Historyczny awans do LOTTO Superligi wywalczył już UKS Villa Verde Olesno. Zespół z Małopolski dwa razy pokonał KS Darz Bór Karnieszewice 7:3 i 9:1.
Niemal przesądzone jest, że do najwyższej ligi wróci ZKS Palmiarnia. W ostatnich latach zielonogórski zespół na zmianę występował w najwyższej klasie (2018/19 i 2020/21) i pierwszej lidze (2019/20 i 2021/22).

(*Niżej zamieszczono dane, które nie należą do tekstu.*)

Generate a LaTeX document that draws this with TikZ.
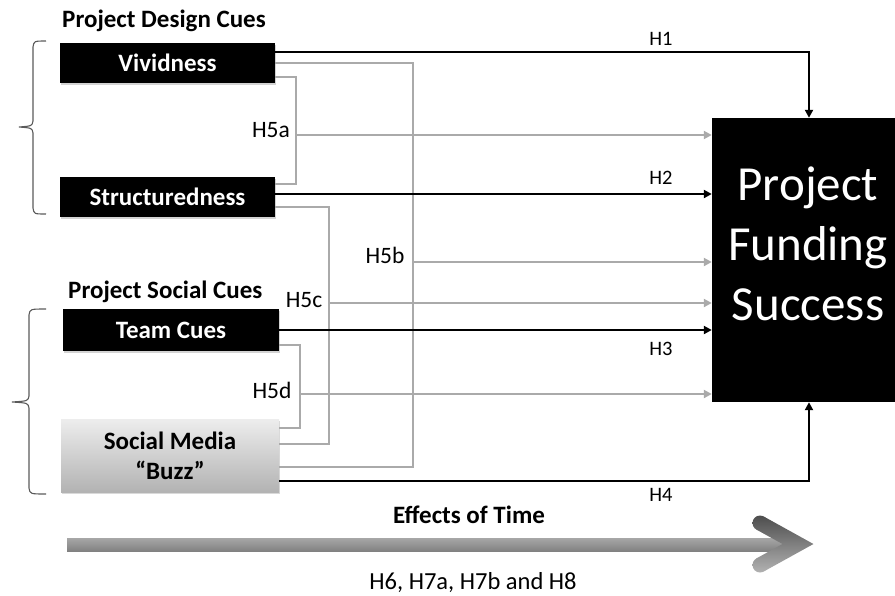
\documentclass[tikz,border=0pt]{standalone}
\usepackage{fontspec}
\setmainfont{Carlito}
\usetikzlibrary{arrows.meta,shadows,calc}
\definecolor{lg}{RGB}{170,170,170}
\definecolor{bracec}{RGB}{90,90,90}
\tikzset{
  cue/.style={fill=black,text=white,font=\bfseries\fontsize{25}{29}\selectfont,
    minimum height=40pt,inner sep=0pt,
    drop shadow={shadow xshift=1pt,shadow yshift=-2pt,opacity=0.35}},
  blk/.style={line width=2.6pt,black},
  gry/.style={line width=2.6pt,lg},
  blkarr/.style={blk,-{Triangle[length=8pt,width=8pt]}},
  gryarr/.style={gry,-{Triangle[length=8pt,width=8pt]}},
  hlab/.style={font=\fontsize{20.5}{24}\selectfont,anchor=base,inner sep=0pt},
  hfive/.style={font=\fontsize{23.5}{27}\selectfont,anchor=base,inner sep=0pt},
  head/.style={font=\bfseries\fontsize{25}{29}\selectfont,anchor=base west,inner sep=0pt},
  bracestyle/.style={line width=1.1pt,bracec}
}
\begin{document}
\begin{tikzpicture}[x=1pt,y=1pt]
\useasboundingbox (0,0) rectangle (895,-595);

% headings
\node[head] (pdc) at (62,-27) {Project Design Cues};
\node[head] (psc) at (68,-298) {Project Social Cues};

% braces
\draw[bracestyle] (46,-41) .. controls (34,-41) .. (33,-47) -- (33,-121)
  .. controls (32,-126) .. (19,-127) .. controls (32,-128) .. (33,-133)
  -- (33,-208) .. controls (34,-214) .. (46,-214);
\draw[bracestyle] (46,-309) .. controls (30,-309) .. (29,-315) -- (29,-396)
  .. controls (28,-401) .. (12,-402) .. controls (28,-403) .. (29,-408)
  -- (29,-488) .. controls (30,-494) .. (46,-494);

% cue boxes
\node[cue,minimum width=215pt] (viv) at (167.5,-63) {Vividness};
\node[cue,minimum width=215pt] (str) at (167.5,-197) {Structuredness};
\node[cue,minimum width=216pt,minimum height=42pt] (team) at (171,-330) {Team Cues};
\node[top color=black!7,bottom color=black!30,minimum width=218pt,minimum height=73pt,
  inner sep=0pt,align=center,font=\bfseries\fontsize{25}{30}\selectfont,
  drop shadow={shadow xshift=1pt,shadow yshift=-2pt,opacity=0.3}] (soc) at (170,-455.5)
  {Social Media\\“Buzz”};

% outcome box
\node[fill=black,minimum width=183pt,minimum height=284pt,inner sep=0pt] (fs) at (803.5,-260) {};
\node[text=white,align=center,font=\fontsize{49}{60}\selectfont,inner sep=0pt] (fst) at (808,-244)
  {Project\\Funding\\Success};

% junction coordinates of the moderation brackets
\coordinate (a5) at (296,-135);
\coordinate (b5) at (413,-262);
\coordinate (c5) at (329,-303);
\coordinate (d5) at (300,-394);

% gray moderation lines
\draw[gry] ([yshift=-14pt]viv.east) -| (a5) |- ([yshift=13pt]str.east);
\draw[gryarr] (a5) -- (a5 -| fs.west);
\draw[gry] (viv.east) -| (b5) |- ([yshift=-11.5pt]soc.east);
\draw[gryarr] (b5) -- (b5 -| fs.west);
\draw[gry] ([yshift=-10pt]str.east) -| (c5) |- ([yshift=11.5pt]soc.east);
\draw[gryarr] (c5) -- (c5 -| fs.west);
\draw[gry] ([yshift=-15pt]team.east) -| (d5) |- ([yshift=27.5pt]soc.east);
\draw[gryarr] (d5) -- (d5 -| fs.west);

% black direct effects
\draw[blkarr] ([yshift=11pt]viv.east) -| ([xshift=5.5pt]fs.north);
\coordinate (h2s) at ([yshift=3pt]str.east);
\draw[blkarr] (h2s) -- (h2s -| fs.west);
\draw[blkarr] (team.east) -- (team.east -| fs.west);
\draw[blkarr] ([yshift=-25.5pt]soc.east) -| ([xshift=5.5pt]fs.south);

% labels
\node[hlab] (lh1) at (661,-45) {H1};
\node[hlab] (lh2) at (661,-184) {H2};
\node[hlab] (lh3) at (661,-355) {H3};
\node[hlab] (lh4) at (661,-501) {H4};
\node[hfive] (l5a) at (271,-137) {H5a};
\node[hfive] (l5b) at (385,-263) {H5b};
\node[hfive] (l5c) at (304,-307) {H5c};
\node[hfive] (l5d) at (272,-398) {H5d};

% time arrow
\shade[top color=black!35,bottom color=black!50] (67,-538.5) rectangle (785,-551.5);
\begin{scope}
  \clip (756.37,-529.56) -- (763.63,-516.44) -- (813.45,-544) -- (763.63,-571.56)
    -- (756.37,-558.44) -- (782.47,-544) -- cycle;
  \shade[top color=black!72,bottom color=black!28] (748,-512) rectangle (822,-576);
\end{scope}
\begin{scope}
  \clip (760,-523) circle (7.5pt);
  \shade[top color=black!72,bottom color=black!28] (748,-512) rectangle (822,-576);
\end{scope}
\begin{scope}
  \clip (760,-565) circle (7.5pt);
  \shade[top color=black!72,bottom color=black!28] (748,-512) rectangle (822,-576);
\end{scope}
\node[font=\bfseries\fontsize{25}{29}\selectfont,anchor=base,inner sep=0pt] (eot) at (469,-523) {Effects of Time};
\node[font=\fontsize{24.5}{29}\selectfont,anchor=base,inner sep=0pt] (hyp) at (473,-589) {H6, H7a, H7b and H8};
\end{tikzpicture}
\end{document}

– Niestety nie znam przypadku aby po 1:9 w pierwszym meczu odrobić straty i awansować. Oczywiście nasza drużyna będzie walczyć, ale zadanie jest trudne, tym bardziej, że wszyscy zawodnicy ZKS Palmiarnia są bardzo dobrze przygotowani i prezentują bardzo wysoki poziom, mentalny jak i techniczny – mówi Paweł Chmiel z KTS Gliwice.

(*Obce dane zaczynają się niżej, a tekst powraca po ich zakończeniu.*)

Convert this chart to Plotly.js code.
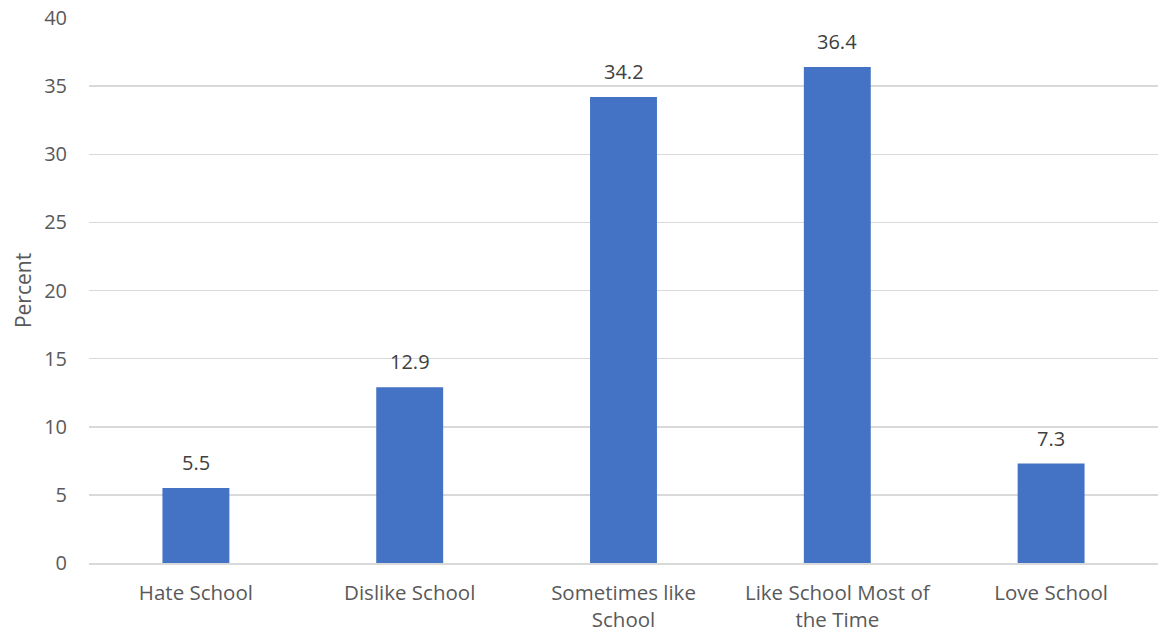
<!DOCTYPE html>
<html>
<head>
<meta charset="utf-8">
<script src="https://cdn.plot.ly/plotly-3.0.1.min.js"></script>
<style>html,body{margin:0;padding:0;background:#fff;}#chart{width:1158px;height:636px;}</style>
</head>
<body>
<div id="chart"></div>
<script>
const categories = ["Hate School", "Dislike School", "Sometimes like<br>School", "Like School Most of<br>the Time", "Love School"];
const percentValues = [5.5, 12.9, 34.2, 36.4, 7.3];
const valueLabels = ["5.5", "12.9", "34.2", "36.4", "7.3"];
const yTickValues = [0, 5, 10, 15, 20, 25, 30, 35, 40];

const trace = {
  type: "bar",
  x: categories,
  y: percentValues,
  marker: {color: "#4472C4"},
  hoverinfo: "none"
};

const annotations = categories.map((c, i) => ({
  x: c,
  y: percentValues[i],
  xref: "x",
  yref: "y",
  text: valueLabels[i],
  showarrow: false,
  yanchor: "bottom",
  yshift: 10,
  font: {family: "Open Sans, sans-serif", size: 20, color: "#404040"}
}));

const layout = {
  width: 1158,
  height: 636,
  margin: {l: 89, r: 0, t: 18, b: 73},
  paper_bgcolor: "#ffffff",
  plot_bgcolor: "#ffffff",
  bargap: 0.687,
  showlegend: false,
  font: {family: "Open Sans, sans-serif", size: 20, color: "#595959"},
  annotations: annotations,
  xaxis: {
    type: "category",
    showgrid: false,
    showline: true,
    linecolor: "#d9d9d9",
    linewidth: 1.5,
    ticks: "",
    ticklabelstandoff: 11,
    tickfont: {size: 20.5, color: "#595959"},
    automargin: false
  },
  yaxis: {
    range: [0, 40],
    tickvals: yTickValues,
    showgrid: true,
    gridcolor: "#d9d9d9",
    gridwidth: 1.5,
    zeroline: false,
    showline: false,
    ticks: "",
    ticklabelstandoff: 21,
    tickfont: {size: 20, color: "#595959"},
    title: {text: "Percent", font: {size: 21, color: "#595959"}, standoff: 6},
    automargin: false
  }
};

Plotly.newPlot("chart", [trace], layout, {displayModeBar: false, staticPlot: true});
</script>
</body>
</html>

Medalista Drużynowych Mistrzostw Europy 2007, wielokrotny reprezentant i medalista Mistrzostw Polski w pierwszym spotkaniu doznał kontuzji barku i nie wystąpi w rewanżu.
– Dalej do mnie nie dociera i najgorsze jest to, że nie mogę grać. I chyba z tym jest się najciężej pogodzić. Nie wiem ile potrwa tym razem przerwa w treningach. Nie było ich wiele. Kiedyś zerwałem mięsień dwugłowy bicepsa, ale wróciłem po 3 tygodniach. W takich sytuacjach jestem zawsze zdeterminowany i ambitny, więc chciałbym i tym razem jak najszybciej wrócić do grania – powiedział Paweł Chmiel, który żegna się z Gliwicami i w nowym sezonie będzie zdobywać punkty dla Polonii Kielce.